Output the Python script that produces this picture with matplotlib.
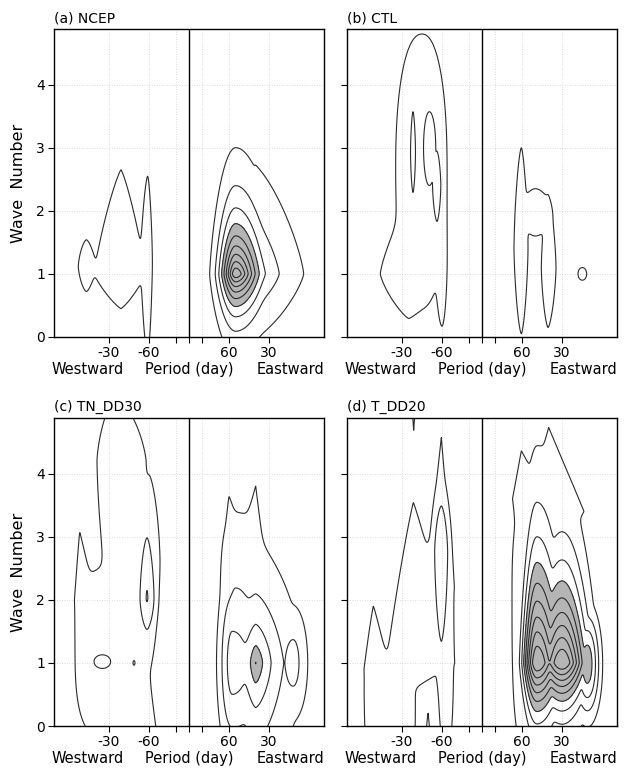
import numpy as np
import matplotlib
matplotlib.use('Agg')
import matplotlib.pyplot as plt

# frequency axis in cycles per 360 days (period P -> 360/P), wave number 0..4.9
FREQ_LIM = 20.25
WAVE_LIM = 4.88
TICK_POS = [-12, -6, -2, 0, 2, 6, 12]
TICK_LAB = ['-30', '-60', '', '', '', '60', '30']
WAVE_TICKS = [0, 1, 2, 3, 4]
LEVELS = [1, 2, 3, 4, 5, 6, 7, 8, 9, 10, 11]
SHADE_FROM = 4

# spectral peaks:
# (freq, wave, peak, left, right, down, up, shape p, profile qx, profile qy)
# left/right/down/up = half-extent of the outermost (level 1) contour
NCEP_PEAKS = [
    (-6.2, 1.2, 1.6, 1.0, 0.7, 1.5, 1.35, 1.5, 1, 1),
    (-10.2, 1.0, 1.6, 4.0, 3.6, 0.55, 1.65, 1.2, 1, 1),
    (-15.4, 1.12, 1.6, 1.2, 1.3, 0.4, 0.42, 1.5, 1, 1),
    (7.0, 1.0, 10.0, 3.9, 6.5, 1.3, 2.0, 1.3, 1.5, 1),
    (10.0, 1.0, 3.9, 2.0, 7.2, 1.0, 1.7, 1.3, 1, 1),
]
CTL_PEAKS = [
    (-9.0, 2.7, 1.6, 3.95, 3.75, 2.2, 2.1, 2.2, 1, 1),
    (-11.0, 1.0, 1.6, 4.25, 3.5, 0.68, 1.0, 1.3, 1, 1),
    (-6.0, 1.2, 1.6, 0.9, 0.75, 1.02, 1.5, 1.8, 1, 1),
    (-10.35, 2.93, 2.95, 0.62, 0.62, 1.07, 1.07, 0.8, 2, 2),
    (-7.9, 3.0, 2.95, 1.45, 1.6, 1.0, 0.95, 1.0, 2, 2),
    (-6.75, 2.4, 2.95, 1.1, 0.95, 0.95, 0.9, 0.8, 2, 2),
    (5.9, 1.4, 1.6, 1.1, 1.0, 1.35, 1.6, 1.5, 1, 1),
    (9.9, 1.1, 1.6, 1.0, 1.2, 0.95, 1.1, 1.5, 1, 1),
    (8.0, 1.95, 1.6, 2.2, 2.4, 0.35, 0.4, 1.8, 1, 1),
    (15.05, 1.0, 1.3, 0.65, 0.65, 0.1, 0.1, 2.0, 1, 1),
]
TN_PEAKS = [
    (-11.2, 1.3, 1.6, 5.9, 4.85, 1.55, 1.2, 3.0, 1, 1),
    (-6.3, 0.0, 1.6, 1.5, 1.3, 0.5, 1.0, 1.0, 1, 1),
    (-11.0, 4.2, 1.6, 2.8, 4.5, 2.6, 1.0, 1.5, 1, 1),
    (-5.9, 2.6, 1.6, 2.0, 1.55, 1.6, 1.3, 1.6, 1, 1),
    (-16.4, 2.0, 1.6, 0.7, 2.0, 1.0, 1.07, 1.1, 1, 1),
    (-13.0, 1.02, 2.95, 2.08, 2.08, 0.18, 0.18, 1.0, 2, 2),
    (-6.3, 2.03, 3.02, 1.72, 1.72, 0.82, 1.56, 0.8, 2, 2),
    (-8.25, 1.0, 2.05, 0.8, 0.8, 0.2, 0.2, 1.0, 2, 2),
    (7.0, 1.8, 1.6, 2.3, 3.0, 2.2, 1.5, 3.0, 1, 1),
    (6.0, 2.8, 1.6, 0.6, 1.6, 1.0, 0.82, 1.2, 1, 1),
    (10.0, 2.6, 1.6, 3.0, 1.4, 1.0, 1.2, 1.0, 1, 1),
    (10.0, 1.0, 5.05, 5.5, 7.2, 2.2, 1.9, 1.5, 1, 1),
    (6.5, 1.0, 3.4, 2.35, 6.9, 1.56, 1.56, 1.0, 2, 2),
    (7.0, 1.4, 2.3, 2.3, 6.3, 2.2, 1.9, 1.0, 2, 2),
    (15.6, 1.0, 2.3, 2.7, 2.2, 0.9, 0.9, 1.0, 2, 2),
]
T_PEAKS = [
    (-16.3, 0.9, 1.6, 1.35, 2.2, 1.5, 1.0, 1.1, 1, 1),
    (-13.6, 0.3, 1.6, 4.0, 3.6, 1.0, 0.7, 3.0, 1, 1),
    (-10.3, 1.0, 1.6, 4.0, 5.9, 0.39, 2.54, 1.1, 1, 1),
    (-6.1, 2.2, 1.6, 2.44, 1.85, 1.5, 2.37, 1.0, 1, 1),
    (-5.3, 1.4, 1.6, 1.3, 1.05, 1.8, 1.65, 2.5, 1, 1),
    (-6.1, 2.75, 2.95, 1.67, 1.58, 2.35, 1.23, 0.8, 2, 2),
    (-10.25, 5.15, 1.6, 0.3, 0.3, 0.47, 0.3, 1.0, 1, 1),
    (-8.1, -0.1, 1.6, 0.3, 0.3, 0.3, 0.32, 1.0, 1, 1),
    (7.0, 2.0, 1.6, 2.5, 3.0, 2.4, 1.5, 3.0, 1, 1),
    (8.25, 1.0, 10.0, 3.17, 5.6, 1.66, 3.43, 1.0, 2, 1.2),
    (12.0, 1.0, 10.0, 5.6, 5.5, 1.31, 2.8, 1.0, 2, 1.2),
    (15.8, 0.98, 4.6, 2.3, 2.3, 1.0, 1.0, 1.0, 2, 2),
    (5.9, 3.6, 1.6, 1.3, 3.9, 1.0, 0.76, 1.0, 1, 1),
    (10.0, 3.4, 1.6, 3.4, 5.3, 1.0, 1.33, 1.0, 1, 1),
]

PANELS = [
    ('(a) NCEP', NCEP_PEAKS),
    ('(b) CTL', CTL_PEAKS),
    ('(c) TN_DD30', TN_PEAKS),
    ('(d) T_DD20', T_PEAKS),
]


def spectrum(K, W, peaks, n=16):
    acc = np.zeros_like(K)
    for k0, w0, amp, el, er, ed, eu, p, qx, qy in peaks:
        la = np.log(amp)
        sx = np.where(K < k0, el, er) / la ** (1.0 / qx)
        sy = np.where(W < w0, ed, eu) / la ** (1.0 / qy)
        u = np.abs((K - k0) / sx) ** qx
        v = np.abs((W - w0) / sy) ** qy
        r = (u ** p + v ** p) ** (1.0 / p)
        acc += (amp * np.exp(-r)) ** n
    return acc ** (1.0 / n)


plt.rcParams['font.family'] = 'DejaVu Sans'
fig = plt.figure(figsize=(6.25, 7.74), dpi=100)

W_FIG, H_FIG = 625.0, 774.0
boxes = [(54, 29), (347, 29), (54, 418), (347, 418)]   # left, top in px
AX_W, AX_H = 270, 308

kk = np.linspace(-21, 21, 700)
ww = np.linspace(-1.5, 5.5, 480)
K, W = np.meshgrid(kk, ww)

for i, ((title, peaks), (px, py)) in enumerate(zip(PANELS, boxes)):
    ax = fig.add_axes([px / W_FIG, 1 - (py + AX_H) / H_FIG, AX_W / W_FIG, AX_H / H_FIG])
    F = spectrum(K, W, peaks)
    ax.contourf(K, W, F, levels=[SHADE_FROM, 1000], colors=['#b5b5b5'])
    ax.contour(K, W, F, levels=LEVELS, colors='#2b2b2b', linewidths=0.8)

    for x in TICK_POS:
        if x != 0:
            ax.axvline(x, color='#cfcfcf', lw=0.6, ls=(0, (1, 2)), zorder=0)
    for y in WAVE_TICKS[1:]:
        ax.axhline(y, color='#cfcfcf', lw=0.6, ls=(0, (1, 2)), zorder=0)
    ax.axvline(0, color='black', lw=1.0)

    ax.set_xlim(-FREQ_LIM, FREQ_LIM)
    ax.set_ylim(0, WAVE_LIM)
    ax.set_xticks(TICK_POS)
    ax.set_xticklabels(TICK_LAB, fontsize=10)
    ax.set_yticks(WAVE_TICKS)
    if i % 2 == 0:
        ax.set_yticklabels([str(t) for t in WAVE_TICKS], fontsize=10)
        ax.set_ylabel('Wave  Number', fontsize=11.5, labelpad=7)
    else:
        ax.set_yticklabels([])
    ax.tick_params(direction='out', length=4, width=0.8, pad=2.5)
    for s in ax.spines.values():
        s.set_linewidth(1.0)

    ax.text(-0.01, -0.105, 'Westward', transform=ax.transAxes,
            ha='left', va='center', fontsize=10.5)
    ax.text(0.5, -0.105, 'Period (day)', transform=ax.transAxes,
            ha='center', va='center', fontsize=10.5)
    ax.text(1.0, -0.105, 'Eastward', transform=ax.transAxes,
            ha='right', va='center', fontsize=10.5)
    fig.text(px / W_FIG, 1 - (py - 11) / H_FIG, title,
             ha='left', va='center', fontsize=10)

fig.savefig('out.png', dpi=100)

◆ Exercise description: Leave out any pictures and return exactly the lines from the beginning of the data through the line with "SHADE_FROM = 4", inclusive.

◆ Finished task:
Output the Python script that produces this picture with matplotlib.
import numpy as np
import matplotlib
matplotlib.use('Agg')
import matplotlib.pyplot as plt

# frequency axis in cycles per 360 days (period P -> 360/P), wave number 0..4.9
FREQ_LIM = 20.25
WAVE_LIM = 4.88
TICK_POS = [-12, -6, -2, 0, 2, 6, 12]
TICK_LAB = ['-30', '-60', '', '', '', '60', '30']
WAVE_TICKS = [0, 1, 2, 3, 4]
LEVELS = [1, 2, 3, 4, 5, 6, 7, 8, 9, 10, 11]
SHADE_FROM = 4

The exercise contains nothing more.